The indigo ink was the editor Elise Jones’s idea. Despite being monochrome, it gives a strong feeling of colour. The team at Allen and Unwin were amazing. They have a reputation for art (as well as their books of course)- you just have to look at the amazing illustrators they publish! This is the first time I feel my artwork looks better on the page than on my easel or computer screen!

Which of Sofie’s word pictures particularly unleashed your creativity or imagination?

Funny enough my favourite is the very last page, a simple picture that captures a lot of emotion. It’s not that an image of a bird messily drinking from a cup is my best work but it’s the way it appears in the book. Again, this was Elise’s idea. I learnt a lot from this book about the space around the picture being just as important as the image. The space around it and position of the image creates a lot of emotion in that final page.

Sofie Laguna’s website

Marc McBride’s website

The Song of Lewis Carmichael at Allen & Unwin

My review of The Song of Lewis Carmichael in the Weekend Australian (11th September 2021, subscription required)

My teacher notes about The Song of Lewis Carmichael at Allen & Unwin

PLUS

Additional activity to be used in conjunction with the M.C. Escher Sky and Water activity from the teacher notes at A&U (NB At the time of writing the teacher notes, I didn’t know that Sofie was influenced by Escher’s Sky and Water but I was reminded of his work, Day and Night, because of the transformation of the birds and also the patchwork landscape in The Song of Lewis Carmichael):

VISUAL ARTS

Birds in the novel and in M.C. Escher’s artwork Day and Night

View Marc McBride’s illustrations of the birds on pages 173,177 and 178 in The Song of Lewis Carmichael and read page 176.

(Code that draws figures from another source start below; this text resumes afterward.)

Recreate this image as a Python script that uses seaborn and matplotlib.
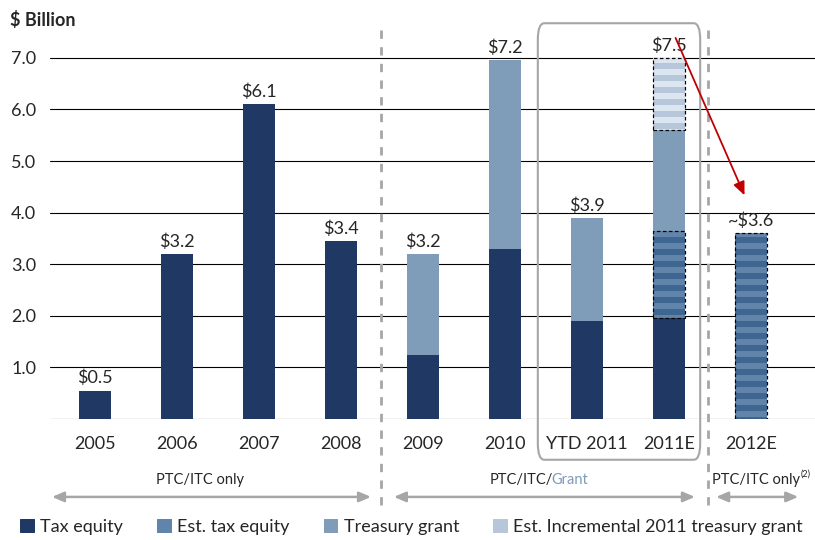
import numpy as np
import pandas as pd
import matplotlib.pyplot as plt
import seaborn as sns
from matplotlib.patches import Patch, FancyBboxPatch

years = ['2005', '2006', '2007', '2008', '2009', '2010', 'YTD 2011', '2011E', '2012E']
tax_equity = [0.55, 3.2, 6.1, 3.45, 1.25, 3.3, 1.9, 1.95, 0]
est_tax_equity = [0, 0, 0, 0, 0, 0, 0, 1.7, 3.6]
treasury_grant = [0, 0, 0, 0, 1.95, 3.65, 2.0, 1.95, 0]
est_incr_grant = [0, 0, 0, 0, 0, 0, 0, 1.4, 0]
value_labels = ['$0.5', '$3.2', '$6.1', '$3.4', '$3.2', '$7.2', '$3.9', '$7.5', '~$3.6']

df = pd.DataFrame({'year': years, 'tax': tax_equity, 'est_tax': est_tax_equity,
                   'grant': treasury_grant, 'est_incr': est_incr_grant})
df['c1'] = df['tax']
df['c2'] = df['c1'] + df['est_tax']
df['c3'] = df['c2'] + df['grant']
df['c4'] = df['c3'] + df['est_incr']

c_tax = '#1f3864'
c_est = '#3f6690'
c_est_h = '#6184aa'
c_grant = '#7f9cb8'
c_incr = '#dce6f1'
c_incr_h = '#b7c6d8'
grey = '#a6a6a6'

# figure at 72 dpi so 1 pt = 1 px (hatch spacing is tied to dpi)
DPI = 72
S = 100 / 72  # scale factor for sizes tuned at 100 dpi

sns.set_style('white')
plt.rcParams['font.family'] = ['Lato', 'DejaVu Sans']
plt.rcParams['text.parse_math'] = False
plt.rcParams['hatch.linewidth'] = 6

fig = plt.figure(figsize=(815 / DPI, 540 / DPI), dpi=DPI)
ax = fig.add_axes([50 / 815, 121 / 540, 765 / 815, 387 / 540])

# stacked bars: draw cumulative totals from the top layer down
layers = [('c4', c_incr, c_incr_h, '-'),
          ('c3', c_grant, None, ''),
          ('c2', c_est, c_est_h, '-'),
          ('c1', c_tax, None, '')]
for col, fc, hc, hatch in layers:
    n0 = len(ax.patches)
    sns.barplot(data=df, x='year', y=col, color=fc, saturation=1, width=0.38,
                linewidth=0, errorbar=None, ax=ax)
    if hatch:
        for p in ax.patches[n0:]:
            p.set_hatch(hatch)
            p.set_edgecolor(hc)

# dashed outlines around estimated segments
xpos = np.arange(len(years))
m = df['est_tax'] > 0
ax.bar(xpos[m], df['est_tax'][m], bottom=df['c1'][m], width=0.38, fill=False,
       edgecolor='black', linestyle=(0, (3, 2)), linewidth=1.2)
m = df['est_incr'] > 0
ax.bar(xpos[m], df['est_incr'][m], bottom=df['c3'][m], width=0.38, fill=False,
       edgecolor='black', linestyle=(0, (3, 2)), linewidth=1.2)

for i, lab in enumerate(value_labels):
    ax.text(i, df['c4'][i] + 0.08, lab, ha='center', va='bottom', fontsize=13 * S)

ax.set_ylim(0, 7.5)
ax.set_xlim(-0.549, 8.78)
ax.set_yticks(range(8))
ax.set_yticklabels([''] + ['%.1f' % v for v in range(1, 8)])
ax.yaxis.grid(True, color='black', linewidth=1.1)
ax.set_axisbelow(True)
ax.tick_params(axis='both', length=0, labelsize=13 * S)
ax.tick_params(axis='x', pad=12 * S)
ax.tick_params(axis='y', pad=10 * S)
ax.set_xlabel('')
ax.set_ylabel('')
for s in ax.spines.values():
    s.set_visible(False)

# period separators and box
for xv in [3.49, 7.48]:
    ax.plot([xv, xv], [-1.67, 7.55], color=grey, linestyle=(0, (3, 3)), linewidth=2 * S,
            clip_on=False, zorder=1)
box = FancyBboxPatch((5.40, -0.79), 1.98, 8.46, boxstyle='round,pad=0,rounding_size=0.08',
                     fill=False, edgecolor=grey, linewidth=1.5 * S, clip_on=False,
                     mutation_aspect=4)
ax.add_patch(box)

# red arrow 2011E -> 2012E
ax.annotate('', xy=(7.93, 4.3), xytext=(7.07, 7.42),
            arrowprops=dict(arrowstyle='-|>,head_length=0.8,head_width=0.35',
                            color='#c00000', linewidth=1.3 * S, mutation_scale=10 * S),
            annotation_clip=False)

# period arrows below the axis
arrow_kw = dict(arrowstyle='<|-|>,head_length=0.7,head_width=0.3', color=grey,
                linewidth=1.8 * S, mutation_scale=10 * S)
for x0, x1 in [(-0.549, 3.39), (3.62, 7.34), (7.55, 8.6)]:
    ax.annotate('', xy=(x0, -1.51), xytext=(x1, -1.51), arrowprops=arrow_kw,
                annotation_clip=False)
fs = 10.5 * S
ax.text(1.28, -1.18, 'PTC/ITC only', ha='center', va='center', fontsize=fs)
ax.text(5.585, -1.18, 'PTC/ITC/', ha='right', va='center', fontsize=fs)
ax.text(5.56, -1.18, 'Grant', ha='left', va='center', fontsize=fs, color='#7f9cb8')
ax.text(7.52, -1.18, 'PTC/ITC only', ha='left', va='center', fontsize=fs)
ax.text(8.6, -1.07, '(2)', ha='left', va='center', fontsize=6.5 * S)

fig.text(10 / 815, 1 - 20 / 540, '$ Billion', fontweight='bold', fontsize=13 * S, va='center')

handles = [Patch(facecolor=c_tax, edgecolor=c_tax, label='Tax equity'),
           Patch(facecolor=c_est, edgecolor=c_est_h, hatch='---', label='Est. tax equity'),
           Patch(facecolor=c_grant, edgecolor=c_grant, label='Treasury grant'),
           Patch(facecolor=c_incr, edgecolor=c_incr_h, hatch='---',
                 label='Est. Incremental 2011 treasury grant')]
fig.legend(handles=handles, loc='center', bbox_to_anchor=(0.505, 13 / 540), ncol=4,
           frameon=False, fontsize=13 * S, handlelength=0.75, handleheight=0.75,
           handletextpad=0.35, columnspacing=1.9, borderaxespad=0)

fig.savefig('out.png', dpi=DPI)
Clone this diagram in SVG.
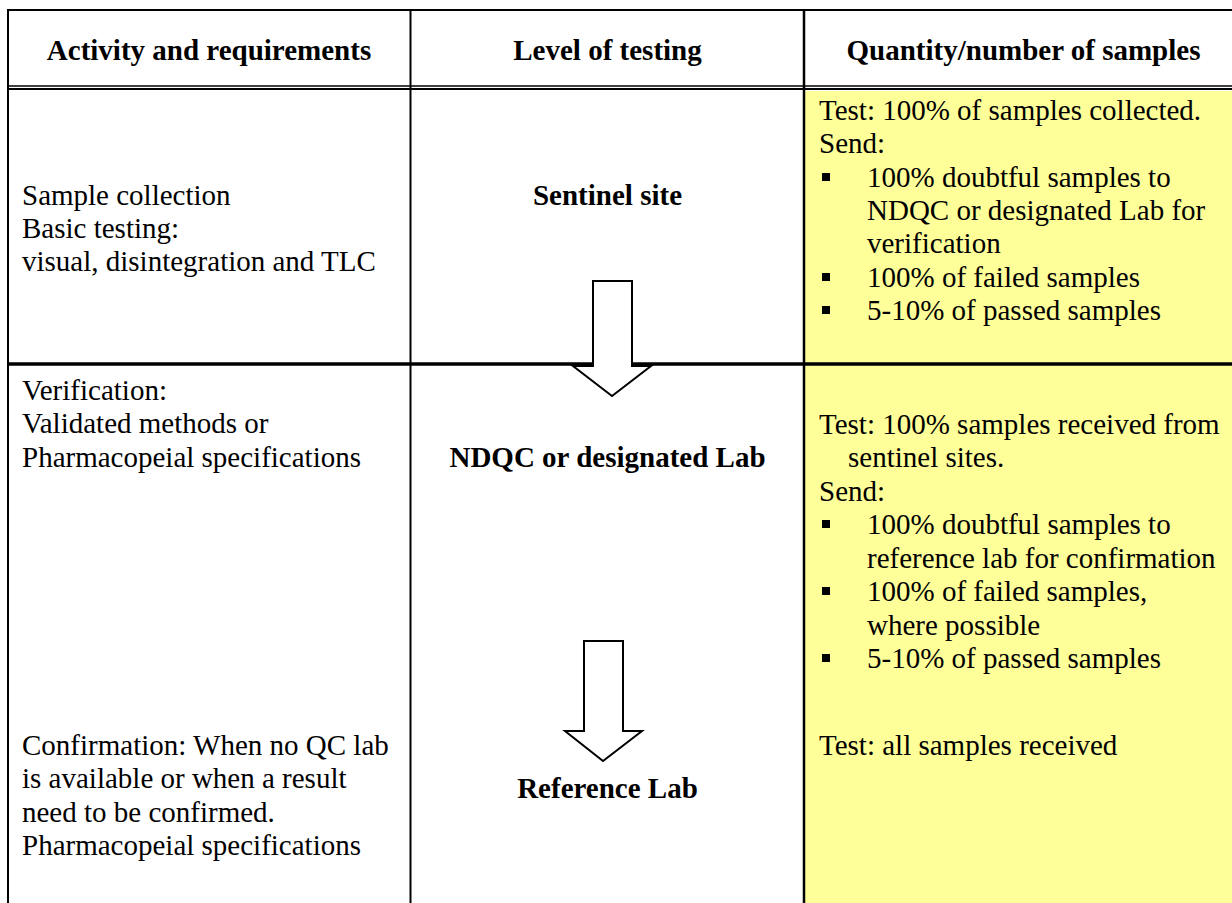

Compare and contrast them with what is happening in M.C. Escher’s artwork, Day and Night. This work shows a patchwork landscape with day on the left and night on the right. White birds fly to the right from the centre of the landscape into the night and black birds fly left into the daylight.

View M.C. Escher’s Day and Night at the NGV https://www.ngv.vic.gov.au/support-us/day-and-night-acquisition/

After viewing illustrations from the novel and Escher’s Day and Night, students adapt Escher’s form and style to design their own interpretation of what happens to Lewis Carmichael. This could possibly show a black crow turning into a white snow goose or something else. Students’ landscape backgrounds will represent the Arctic, possibly from the book’s written description on page 176, from the illustration on page 130 where the “ocean was a patchwork of ice and seawater” or from another scene in the novel.